## BEGIN Stored data

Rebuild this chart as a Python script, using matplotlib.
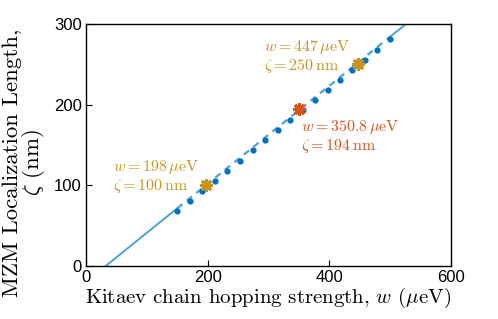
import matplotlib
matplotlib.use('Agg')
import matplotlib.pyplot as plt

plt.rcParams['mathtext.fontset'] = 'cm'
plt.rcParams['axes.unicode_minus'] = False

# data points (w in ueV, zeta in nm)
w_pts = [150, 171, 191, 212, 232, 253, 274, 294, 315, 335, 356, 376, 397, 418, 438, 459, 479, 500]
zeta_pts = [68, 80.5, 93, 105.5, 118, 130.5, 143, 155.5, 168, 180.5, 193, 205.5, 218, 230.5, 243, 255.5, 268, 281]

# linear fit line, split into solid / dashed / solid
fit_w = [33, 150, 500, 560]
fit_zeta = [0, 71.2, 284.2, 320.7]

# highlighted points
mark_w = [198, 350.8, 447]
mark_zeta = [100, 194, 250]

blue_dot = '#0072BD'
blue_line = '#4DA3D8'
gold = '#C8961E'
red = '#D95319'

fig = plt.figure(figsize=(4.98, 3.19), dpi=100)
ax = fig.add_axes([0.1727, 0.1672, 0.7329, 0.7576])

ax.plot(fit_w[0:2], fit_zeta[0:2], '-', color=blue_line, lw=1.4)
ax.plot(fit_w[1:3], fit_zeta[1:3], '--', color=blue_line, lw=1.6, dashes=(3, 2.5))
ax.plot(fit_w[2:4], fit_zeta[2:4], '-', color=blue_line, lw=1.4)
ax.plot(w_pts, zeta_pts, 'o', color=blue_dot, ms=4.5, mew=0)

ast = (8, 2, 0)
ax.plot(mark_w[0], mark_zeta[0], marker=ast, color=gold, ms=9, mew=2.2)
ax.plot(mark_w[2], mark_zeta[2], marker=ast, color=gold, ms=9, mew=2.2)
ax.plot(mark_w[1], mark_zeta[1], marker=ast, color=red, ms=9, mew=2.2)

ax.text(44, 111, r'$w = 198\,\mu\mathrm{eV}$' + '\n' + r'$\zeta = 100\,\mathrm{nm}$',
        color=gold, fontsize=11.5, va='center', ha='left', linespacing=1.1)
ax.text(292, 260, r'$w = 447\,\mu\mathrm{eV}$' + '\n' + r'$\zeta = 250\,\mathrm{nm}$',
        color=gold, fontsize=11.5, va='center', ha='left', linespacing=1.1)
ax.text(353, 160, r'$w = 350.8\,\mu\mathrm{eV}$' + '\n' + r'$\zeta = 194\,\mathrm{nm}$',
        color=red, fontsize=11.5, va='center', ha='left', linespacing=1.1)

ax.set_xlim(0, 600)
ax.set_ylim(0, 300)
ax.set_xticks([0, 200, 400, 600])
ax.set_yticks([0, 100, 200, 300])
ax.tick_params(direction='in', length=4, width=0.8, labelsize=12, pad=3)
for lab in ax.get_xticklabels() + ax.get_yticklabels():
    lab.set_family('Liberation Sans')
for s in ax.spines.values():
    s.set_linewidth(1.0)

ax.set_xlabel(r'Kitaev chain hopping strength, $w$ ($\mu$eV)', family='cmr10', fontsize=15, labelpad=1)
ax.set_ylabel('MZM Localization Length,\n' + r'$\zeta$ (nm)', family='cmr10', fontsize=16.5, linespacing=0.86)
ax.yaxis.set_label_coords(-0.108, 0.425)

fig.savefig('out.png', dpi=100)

## END Stored data

Restate, line by line and word for word, everything from the top of the material through the line that contains "ax = fig.add_axes([0.1727, 0.1672, 0.7329, 0.7576])". Leave pictures out.

▸ **Answer to the task**
Rebuild this chart as a Python script, using matplotlib.
import matplotlib
matplotlib.use('Agg')
import matplotlib.pyplot as plt

plt.rcParams['mathtext.fontset'] = 'cm'
plt.rcParams['axes.unicode_minus'] = False

# data points (w in ueV, zeta in nm)
w_pts = [150, 171, 191, 212, 232, 253, 274, 294, 315, 335, 356, 376, 397, 418, 438, 459, 479, 500]
zeta_pts = [68, 80.5, 93, 105.5, 118, 130.5, 143, 155.5, 168, 180.5, 193, 205.5, 218, 230.5, 243, 255.5, 268, 281]

# linear fit line, split into solid / dashed / solid
fit_w = [33, 150, 500, 560]
fit_zeta = [0, 71.2, 284.2, 320.7]

# highlighted points
mark_w = [198, 350.8, 447]
mark_zeta = [100, 194, 250]

blue_dot = '#0072BD'
blue_line = '#4DA3D8'
gold = '#C8961E'
red = '#D95319'

fig = plt.figure(figsize=(4.98, 3.19), dpi=100)
ax = fig.add_axes([0.1727, 0.1672, 0.7329, 0.7576])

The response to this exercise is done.